Pinal County officials would like to see a median divider of concrete or cable barriers between north and south traffic, break-down lanes of shoulders for north and south traffic and gradual slopes off of Ironwood Road.
"Serious and fatal collisions occur on this road that could be avoided if we construct emergency breakdown lanes and median dividers," Rep. T.J. Shope said.
Shope, along with Reps. Frank Pratt and Doug Coleman, said there's a fund for exactly these kinds of improvements. It's called the Highway User Revenue Fund. HURF money comes from taxes on gas, vehicle licenses and motor vehicle registration fees.
"These revenues are deposited in the Arizona Highway User Revenue Fund (HURF) and are then distributed to the cities, towns and counties and to the State Highway Fund," reads an Arizona Department of Transportation Web page detailing its financial management services. "These taxes represent a primary source of revenues available to the state for highway construction, improvements and other related expenses."
For fiscal year 2013, Pinal County received just under $16.1 million in HURF money, according to documents from the ADOT Office of Financial planning.
"Currently, Pinal County is underfunded $1.3 million annually in HURF funding," according to a PCSO news release.
That $1.3 million is part of more than $115 million in HURF money goes to fund the Arizona Department of Public Safety.

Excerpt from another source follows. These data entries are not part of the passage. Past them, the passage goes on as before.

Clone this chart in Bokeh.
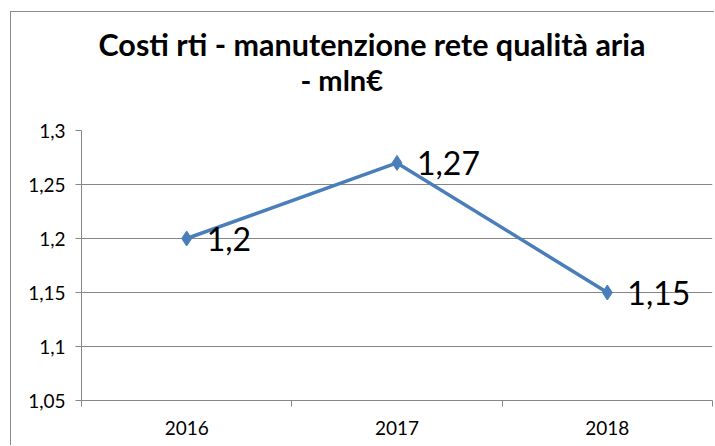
from bokeh.plotting import figure
from bokeh.models import FixedTicker, CustomJSTickFormatter, Range1d, ColumnDataSource, Title
from bokeh.core.properties import value
from bokeh.embed import file_html
from bokeh.resources import INLINE

# ---- data ----
years = ["2016", "2017", "2018"]
costs = [1.2, 1.27, 1.15]
y_ticks = [1.05, 1.1, 1.15, 1.2, 1.25, 1.3]
title_lines = ["Costi rti -  manutenzione  rete qualità aria", "- mln€"]

FONT = "Lato"
GRAY = "#868686"
BLUE = "#4A7EBB"

W, H = 704, 434
p = figure(width=W, height=H, output_backend="svg", toolbar_location=None,
           x_range=Range1d(0, len(years)), y_range=Range1d(y_ticks[0], y_ticks[-1]),
           min_border_left=70, min_border_right=3, min_border_top=118, min_border_bottom=46,
           title=None)
p.styles = {"margin-left": "10px", "margin-top": "11px",
            "border-left": "1px solid #8c8c8c", "border-top": "1px solid #8c8c8c"}
p.outline_line_color = None
p.background_fill_color = "white"
p.border_fill_color = "white"

xs = [i + 0.5 for i in range(len(years))]
labels = [str(v).replace(".", ",") for v in costs]
src = ColumnDataSource(dict(x=xs, y=costs, lab=labels))

p.line("x", "y", source=src, line_color=BLUE, line_width=3.5)
p.scatter("x", "y", source=src, marker="diamond", size=15, fill_color=BLUE, line_color=BLUE)
p.text("x", "y", text="lab", source=src, x_offset=20, y_offset=0,
       text_baseline="middle", text_align="left", text_font=value(FONT),
       text_font_size="32px", text_color="black")

# x axis
xa = p.xaxis[0]
xa.ticker = FixedTicker(ticks=xs, minor_ticks=list(range(len(years) + 1)))
xa.formatter = CustomJSTickFormatter(args=dict(labels=years), code="return labels[Math.floor(tick)]")
xa.axis_line_color = GRAY
xa.major_tick_out = 0
xa.major_tick_in = 0
xa.minor_tick_out = 6
xa.minor_tick_in = 0
xa.minor_tick_line_color = GRAY
xa.major_label_standoff = 14
xa.major_label_text_font = FONT
xa.major_label_text_font_size = "19px"
xa.major_label_text_color = "black"
p.xgrid.visible = False

# y axis
ya = p.yaxis[0]
ya.ticker = FixedTicker(ticks=y_ticks, minor_ticks=[])
ya.formatter = CustomJSTickFormatter(code="return String(Math.round(tick*100)/100).replace('.', ',')")
ya.axis_line_color = GRAY
ya.major_tick_out = 6
ya.major_tick_in = 0
ya.major_tick_line_color = GRAY
ya.major_label_standoff = 10
ya.major_label_text_font = FONT
ya.major_label_text_font_size = "19px"
ya.major_label_text_color = "black"
p.ygrid.ticker = FixedTicker(ticks=y_ticks)
p.ygrid.grid_line_color = GRAY

# title (two lines, second line closest to the plot is added first)
p.add_layout(Title(text=title_lines[1], align="left", offset=219, standoff=67,
                   text_font=FONT, text_font_style="bold", text_font_size="29px",
                   text_color="black"), "above")
p.add_layout(Title(text=title_lines[0], align="left", offset=17, standoff=-71,
                   text_font=FONT, text_font_style="bold", text_font_size="30.5px",
                   text_color="black"), "above")

open("out.html", "w").write(file_html(p, INLINE))
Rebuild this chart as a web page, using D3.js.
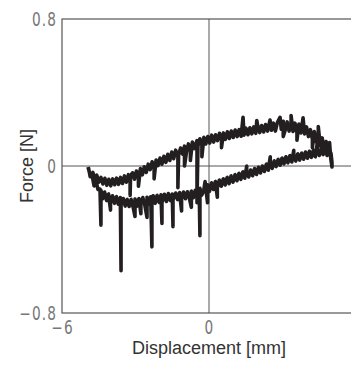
<!DOCTYPE html>
<html>
<head>
<meta charset="utf-8">
<script src="https://cdn.jsdelivr.net/npm/d3@7"></script>
<style>
  body { margin: 0; background: #fff; }
  svg { display: block; }
</style>
</head>
<body>
<div id="chart"></div>
<script>
let width = 351, height = 365;
let margin = { left: 62, top: 19 };
let plotW = 294, plotH = 294;

// ticks
let xTicks = [-6, 0, 6];
let yTicks = [-0.8, 0, 0.8];
let yLabels = ["\u22120.8", "0", "0.8"];
let xLabels = ["\u22126", "0", "6"];

// upper branch (loading): [displacement mm, force N]
let upperBranch = [
  [-4.94, -0.005], [-4.88, -0.035], [-4.80, -0.055], [-4.74, -0.035], [-4.66, -0.075], [-4.58, -0.05],
  [-4.50, -0.088], [-4.41, -0.062], [-4.33, -0.098], [-4.25, -0.067], [-4.17, -0.105], [-4.09, -0.072],
  [-4.01, -0.108], [-3.93, -0.07], [-3.85, -0.102], [-3.77, -0.066], [-3.69, -0.1], [-3.61, -0.062],
  [-3.53, -0.095], [-3.45, -0.054], [-3.37, -0.088], [-3.29, -0.047], [-3.22, -0.08], [-3.22, -0.16],
  [-3.20, -0.052], [-3.12, -0.037], [-3.04, -0.072], [-2.96, -0.027], [-2.88, -0.06], [-2.88, -0.11],
  [-2.80, -0.014], [-2.72, -0.048], [-2.64, -0.004], [-2.56, -0.035], [-2.48, 0.01], [-2.40, -0.02],
  [-2.32, 0.023], [-2.24, -0.01], [-2.24, -0.07], [-2.16, 0.033], [-2.08, 0.002], [-2.00, 0.043],
  [-1.92, 0.01], [-1.84, 0.053], [-1.76, 0.02], [-1.68, 0.064], [-1.60, 0.03], [-1.52, 0.076],
  [-1.44, 0.04], [-1.36, 0.086], [-1.27, 0.052], [-1.27, -0.118], [-1.24, 0.06], [-1.16, 0.098],
  [-1.08, 0.065], [-1.00, 0.108], [-1.00, 0.0], [-0.92, 0.075], [-0.84, 0.12], [-0.76, 0.085],
  [-0.76, 0.03], [-0.68, 0.13], [-0.60, 0.095], [-0.49, 0.138], [-0.49, -0.2], [-0.45, 0.11],
  [-0.37, 0.148], [-0.29, 0.112], [-0.29, 0.05], [-0.21, 0.156], [-0.13, 0.12], [-0.05, 0.16],
  [0.03, 0.125], [0.11, 0.168], [0.19, 0.13], [0.27, 0.17], [0.35, 0.138], [0.43, 0.178],
  [0.51, 0.14], [0.51, 0.1], [0.59, 0.18], [0.67, 0.145], [0.75, 0.186], [0.83, 0.15],
  [0.91, 0.19], [0.99, 0.155], [1.07, 0.196], [1.15, 0.16], [1.23, 0.198], [1.31, 0.162],
  [1.39, 0.265], [1.43, 0.168], [1.51, 0.206], [1.59, 0.17], [1.67, 0.208], [1.75, 0.175],
  [1.83, 0.213], [1.91, 0.178], [1.95, 0.248], [1.99, 0.218], [2.07, 0.182], [2.15, 0.22],
  [2.23, 0.185], [2.31, 0.226], [2.39, 0.19], [2.49, 0.25], [2.55, 0.195], [2.63, 0.233],
  [2.71, 0.19], [2.79, 0.236], [2.90, 0.265], [2.95, 0.2], [3.03, 0.243], [3.03, 0.16],
  [3.11, 0.195], [3.19, 0.24], [3.27, 0.19], [3.35, 0.236], [3.35, 0.275], [3.43, 0.188],
  [3.51, 0.233], [3.59, 0.182], [3.59, 0.14], [3.67, 0.228], [3.75, 0.18], [3.84, 0.262],
  [3.90, 0.175], [3.98, 0.213], [4.06, 0.16], [4.14, 0.198], [4.22, 0.145], [4.22, 0.1],
  [4.30, 0.188], [4.38, 0.13], [4.46, 0.173], [4.46, 0.215], [4.54, 0.11], [4.62, 0.153],
  [4.70, 0.09], [4.78, 0.133], [4.86, 0.07], [4.92, 0.128], [4.97, 0.04], [5.02, -0.005]
];

// lower branch (unloading): [displacement mm, force N]
let lowerBranch = [
  [5.02, 0.02], [4.98, 0.068], [4.90, 0.093], [4.82, 0.057], [4.74, 0.098], [4.66, 0.062],
  [4.58, 0.096], [4.50, 0.057], [4.42, 0.09], [4.42, 0.125], [4.34, 0.05], [4.26, 0.086],
  [4.18, 0.047], [4.10, 0.08], [4.02, 0.042], [3.94, 0.076], [3.86, 0.037], [3.78, 0.07],
  [3.70, 0.032], [3.62, 0.066], [3.54, 0.027], [3.46, 0.06], [3.46, 0.085], [3.38, 0.022],
  [3.30, 0.056], [3.22, 0.017], [3.14, 0.05], [3.06, 0.012], [2.98, 0.043], [2.90, 0.004],
  [2.82, 0.036], [2.74, -0.003], [2.66, 0.028], [2.58, -0.013], [2.50, 0.018], [2.50, 0.05],
  [2.42, -0.023], [2.34, 0.01], [2.26, -0.03], [2.18, 0.0], [2.10, -0.038], [2.02, -0.007],
  [1.94, -0.046], [1.86, -0.014], [1.78, -0.053], [1.70, -0.022], [1.62, -0.06], [1.54, -0.027],
  [1.54, 0.0], [1.46, -0.066], [1.38, -0.032], [1.30, -0.073], [1.22, -0.04], [1.14, -0.08],
  [1.06, -0.047], [0.98, -0.088], [0.90, -0.054], [0.82, -0.096], [0.74, -0.062], [0.66, -0.103],
  [0.58, -0.07], [0.50, -0.11], [0.42, -0.077], [0.34, -0.118], [0.34, -0.17], [0.26, -0.084],
  [0.18, -0.128], [0.10, -0.092], [0.02, -0.138], [-0.06, -0.102], [-0.06, -0.2], [-0.16, -0.085],
  [-0.22, -0.138], [-0.30, -0.158], [-0.37, -0.122], [-0.37, -0.379], [-0.40, -0.137], [-0.48, -0.168],
  [-0.56, -0.132], [-0.64, -0.173], [-0.72, -0.137], [-0.72, -0.225], [-0.80, -0.176], [-0.88, -0.14],
  [-0.96, -0.178], [-1.04, -0.142], [-1.12, -0.18], [-1.12, -0.245], [-1.20, -0.144], [-1.28, -0.183],
  [-1.36, -0.147], [-1.47, -0.186], [-1.47, -0.33], [-1.50, -0.152], [-1.58, -0.188], [-1.66, -0.15],
  [-1.74, -0.193], [-1.82, -0.154], [-1.92, -0.198], [-1.92, -0.313], [-1.96, -0.157], [-2.04, -0.198],
  [-2.12, -0.16], [-2.20, -0.203], [-2.28, -0.162], [-2.33, -0.208], [-2.33, -0.44], [-2.38, -0.167],
  [-2.46, -0.208], [-2.53, -0.17], [-2.53, -0.28], [-2.62, -0.213], [-2.70, -0.172], [-2.78, -0.208],
  [-2.78, -0.26], [-2.86, -0.177], [-2.94, -0.218], [-3.02, -0.18], [-3.02, -0.275], [-3.10, -0.223],
  [-3.18, -0.182], [-3.26, -0.22], [-3.34, -0.182], [-3.42, -0.218], [-3.50, -0.177], [-3.59, -0.213],
  [-3.59, -0.57], [-3.62, -0.172], [-3.70, -0.208], [-3.78, -0.167], [-3.86, -0.203], [-3.94, -0.162],
  [-4.02, -0.198], [-4.02, -0.24], [-4.10, -0.152], [-4.18, -0.188], [-4.26, -0.142], [-4.34, -0.178],
  [-4.41, -0.132], [-4.41, -0.322], [-4.45, -0.125], [-4.53, -0.128], [-4.61, -0.082], [-4.69, -0.108],
  [-4.77, -0.052], [-4.85, -0.058], [-4.92, -0.008]
];

let data = upperBranch.concat(lowerBranch);

let xScale = d3.scaleLinear().domain([-6, 6]).range([margin.left, margin.left + plotW]);
let yScale = d3.scaleLinear().domain([-0.8, 0.8]).range([margin.top + plotH, margin.top]);

let svg = d3.select("#chart")
  .append("svg")
  .attr("width", width)
  .attr("height", height);

let axisColor = "#555";

// frame
svg.append("rect")
  .attr("x", xScale(-6))
  .attr("y", yScale(0.8))
  .attr("width", xScale(6) - xScale(-6))
  .attr("height", yScale(-0.8) - yScale(0.8))
  .attr("fill", "none")
  .attr("stroke", axisColor)
  .attr("stroke-width", 1.2);

// zero lines
svg.append("line")
  .attr("x1", xScale(0)).attr("x2", xScale(0))
  .attr("y1", yScale(0.8)).attr("y2", yScale(-0.8))
  .attr("stroke", axisColor).attr("stroke-width", 1);
svg.append("line")
  .attr("x1", xScale(-6)).attr("x2", xScale(6))
  .attr("y1", yScale(0)).attr("y2", yScale(0))
  .attr("stroke", axisColor).attr("stroke-width", 1);

let yAxis = d3.axisLeft(yScale)
  .tickValues(yTicks)
  .tickSize(0)
  .tickPadding(6)
  .tickFormat((d, i) => yLabels[i]);
let xAxis = d3.axisBottom(xScale)
  .tickValues(xTicks)
  .tickSize(0)
  .tickPadding(8)
  .tickFormat((d, i) => xLabels[i]);

let gy = svg.append("g")
  .attr("transform", "translate(" + margin.left + ",0)")
  .call(yAxis);
let gx = svg.append("g")
  .attr("transform", "translate(0," + (margin.top + plotH) + ")")
  .call(xAxis);

// narrow, light tick digits
[gx, gy].forEach(g => {
  g.select(".domain").remove();
  g.selectAll("text")
    .attr("font-family", "'Liberation Sans Narrow', 'DejaVu Sans Condensed', sans-serif")
    .attr("font-size", "19px")
    .attr("letter-spacing", "1.5px")
    .attr("transform", "scale(0.8,1)")
    .attr("fill", "#777");
});

// loop
let line = d3.line()
  .x(d => xScale(d[0]))
  .y(d => yScale(d[1]));

svg.append("path")
  .datum(data)
  .attr("d", line)
  .attr("fill", "none")
  .attr("stroke", "#231f20")
  .attr("stroke-width", 3.6)
  .attr("stroke-linejoin", "round");

// axis titles
svg.append("text")
  .text("Displacement [mm]")
  .attr("x", xScale(0))
  .attr("y", 354)
  .attr("text-anchor", "middle")
  .attr("font-family", "'Liberation Sans', Arial, sans-serif")
  .attr("font-size", "18px")
  .attr("fill", "#333");

svg.append("text")
  .text("Force [N]")
  .attr("transform", "translate(33," + yScale(0) + ") rotate(-90)")
  .attr("text-anchor", "middle")
  .attr("font-family", "'Liberation Sans', Arial, sans-serif")
  .attr("font-size", "18px")
  .attr("fill", "#333");
</script>
</body>
</html>
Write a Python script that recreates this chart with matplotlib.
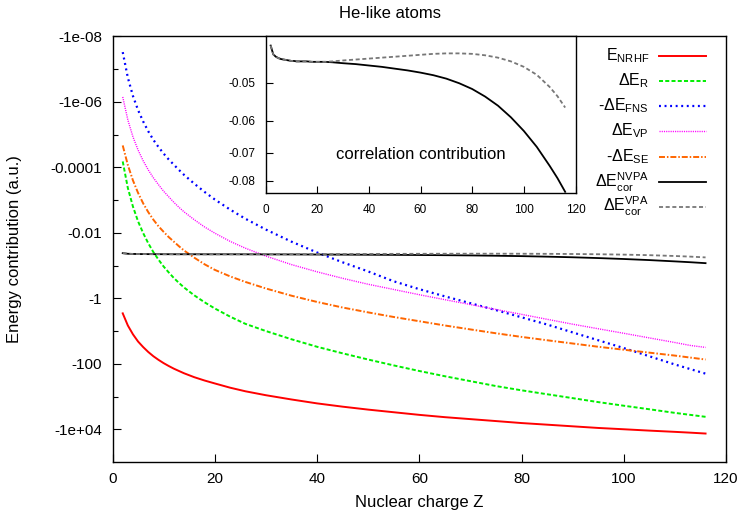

According to the HURF distribution formula, just over 50 percent of the revenue dollars collected went to the State Highway Fund.
Pinal County officials want that to change.
"We advocate for full restoration of HURF monies to counties and cities/towns and then for Pinal County to direct this additional money to make needed safety improvements to Ironwood Road," Pratt said.
"We encourage Gov. Brewer to fully fund DPS from the state's general fund and restore HURF monies to cities and counties; so much needed road improvements can be completed," Coleman said.